Quotes By Mick Hucknall

Artist
Mick Hucknall
Jun 08, 1960 - present
I actually felt sorry for Liverpool bands like Bunnymen and Wah!, having this immense pressure of following the Beatles. I suppose I responded to that challenge by being nothing like them. I carved my own thing.
I've read some amazingly derogatory things about me over the years and I've sat there and thought: if you replaced 'ginger' with 'black' or even 'Asian,' you'd be up in front of a judge.
Allowing valuable sound recordings to pass into the public domain does not create a public asset: it represents a massive destruction of U.K. wealth and a significant loss to the U.K. taxpayer.
For some, music is a limitless source of cheap content, just waiting to be exploited.
I keep reading that I'm diminutive - why do people call me that? I'm 5ft 11in with size 11 feet. I'd actually like smaller feet. It might be a fetish, but I do like graceful feet, and small ones lend themselves to grace.
Money's Too Tight to Mention' was about as big an anti-Thatcherite message as you can get in pop music. There was a vast swath of the British media at that time that were rabid Thatcherites; do you think they are going to take kindly to me? Then I got hit by the left, because we were too popular.
I'm quite happy being famous for what I do but I'm not happy about being famous for the sake of being famous.
I'm from the punk generation, but I make romantic, soft soul music. I like the bizarre disconnect of that but, clearly, some people don't.
The Beatles and the Stones had Elvis and Hollywood, but when it came to my generation America meant Richard Nixon and Vietnam.
At art school, a teacher said: 'The best paintings are when you get lost in a piece of work and start painting in a stream of consciousness.' I wanted to do music, not art, so started writing lyrics that way. The first song I wrote was called 'Ice Cream and Wafers.' The next was 'Holding Back the Years.'
Around 1988 I started to 'dread' my hair; because it's curly, it would go into dreads naturally if I stopped combing it. But the dreads went down only one side, so I had to have extensions put in.
I just want to write songs in my little corner. And I still love music, I've not been worn down by cynicism.
My dad knew I was mad about music. While he worked as a barber he would hear songs on the radio and we'd have endless discussions about them. So I got my first record player when I was 11 years old.

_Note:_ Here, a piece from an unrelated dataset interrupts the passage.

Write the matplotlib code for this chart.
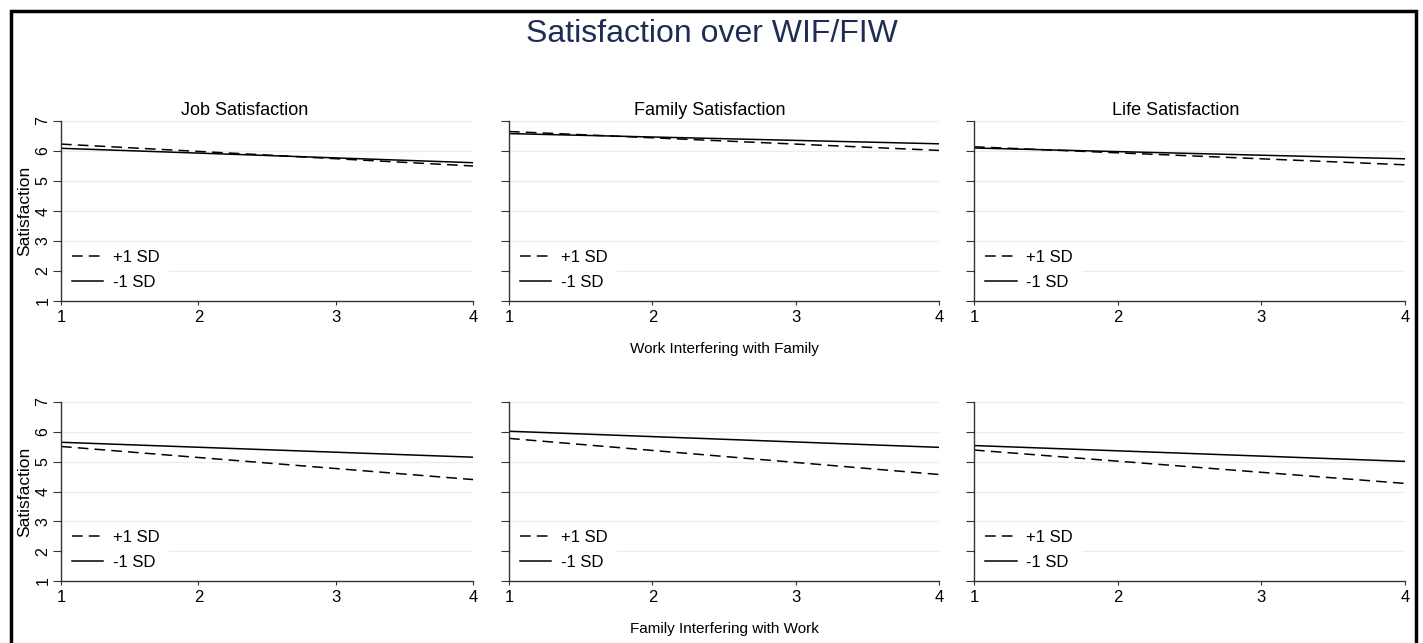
import numpy
from matplotlib import pyplot
from matplotlib.patches import Rectangle

pyplot.rcParams['font.family'] = ['Liberation Sans', 'DejaVu Sans']

x_levels = [1, 4]
outcomes = ['Job Satisfaction', 'Family Satisfaction', 'Life Satisfaction']

# top row: work interfering with family
wif_plus = [[6.23, 5.50], [6.65, 6.02], [6.14, 5.54]]
wif_minus = [[6.09, 5.61], [6.58, 6.24], [6.10, 5.74]]
# bottom row: family interfering with work
fiw_plus = [[5.51, 4.40], [5.78, 4.57], [5.39, 4.27]]
fiw_minus = [[5.65, 5.15], [6.02, 5.48], [5.54, 5.01]]

row_xlabels = ['Work Interfering with Family', 'Family Interfering with Work']
legend_labels = ['+1 SD', '-1 SD']

W, H = 1423, 643
fig = pyplot.figure(figsize=(W / 100, H / 100), dpi=100)

col_px = [(61, 473), (509, 939), (974, 1405)]
row_px = [(121, 301), (402, 581)]
title_shift = [22, 14, 14]

spine_col = '#333333'
for r, (plus, minus) in enumerate([(wif_plus, wif_minus), (fiw_plus, fiw_minus)]):
    for c in range(3):
        x0, x1 = col_px[c]
        y0, y1 = row_px[r]
        ax = fig.add_axes([x0 / W, 1 - y1 / H, (x1 - x0) / W, (y1 - y0) / H])
        for y in range(2, 8):
            ax.axhline(y, color='#ececec', linewidth=1.0, zorder=0)
        ax.plot(x_levels, plus[c], color='black', linewidth=1.1,
                dashes=(7, 4), label=legend_labels[0])
        ax.plot(x_levels, minus[c], color='black', linewidth=1.1,
                label=legend_labels[1])
        ax.set_xlim(1, 4)
        ax.set_ylim(1, 7)
        ax.set_xticks([1, 2, 3, 4])
        ax.set_yticks(range(1, 8))
        for s in ['top', 'right']:
            ax.spines[s].set_visible(False)
        for s in ['left', 'bottom']:
            ax.spines[s].set_color(spine_col)
            ax.spines[s].set_linewidth(1.0)
        ax.tick_params(axis='x', length=3, color=spine_col, labelsize=12, pad=3.5)
        ax.tick_params(axis='y', length=5.5, color=spine_col, labelsize=11.5, pad=2)
        if c == 0:
            ax.set_ylabel('Satisfaction', fontsize=12.5)
            ax.yaxis.set_label_coords(-0.07, 0.5)
            for lab in ax.get_yticklabels():
                lab.set_rotation(90)
                lab.set_va('center')
        else:
            ax.set_yticklabels([])
        if r == 0:
            ax.set_title(outcomes[c], fontsize=13, pad=4,
                         x=0.5 - title_shift[c] / (x1 - x0))
        if c == 1:
            ax.set_xlabel(row_xlabels[r], fontsize=11, labelpad=12)
        leg = ax.legend(loc='lower left', bbox_to_anchor=(0.0, 0.0),
                        frameon=True, fancybox=False, fontsize=12,
                        handlelength=1.9, handletextpad=0.6,
                        labelspacing=0.6, borderpad=0.45, borderaxespad=0.2)
        leg.get_frame().set_facecolor('white')
        leg.get_frame().set_edgecolor('white')
        leg.get_frame().set_alpha(1.0)

fig.text(0.5, 1 - 34 / H, 'Satisfaction over WIF/FIW', ha='center', va='center',
         fontsize=23, color='#1f2d55')

fig.patches.append(Rectangle((11 / W, -0.05), (1416 - 11) / W, 1.05 - 11 / H,
                             transform=fig.transFigure, fill=False,
                             edgecolor='black', linewidth=2.5))

fig.savefig('out.png', dpi=100)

I feel enormously privileged to be part of the generation that witnessed the magic of the Beatles first hand, and I think 'A Hard Day's Night' connected with my four-year-old self because it was the whole package: an album and a movie.
I feel a bit like the antichrist as I had the bulk of my success in the 80s and I hate 80s music.
When I stopped Simply Red the reason was to bring up my daughter Romy. I wanted to be a dad that was around.
The last Simply Red album, 'Stay,' was good, but the first three tracks were designed for radio play. They were written to meet people's expectations of Simply Red.
The way I'm distorted and intentionally misquoted has been going on since 1985.
A red-headed man is not generally considered to be a sexual icon.
I first sang 'Holding Back the Years' in my earliest band, Frantic Elevators. When the Elevators split and I started Simply Red, I returned to the song and wrote the 'I'll keep holding on' chorus.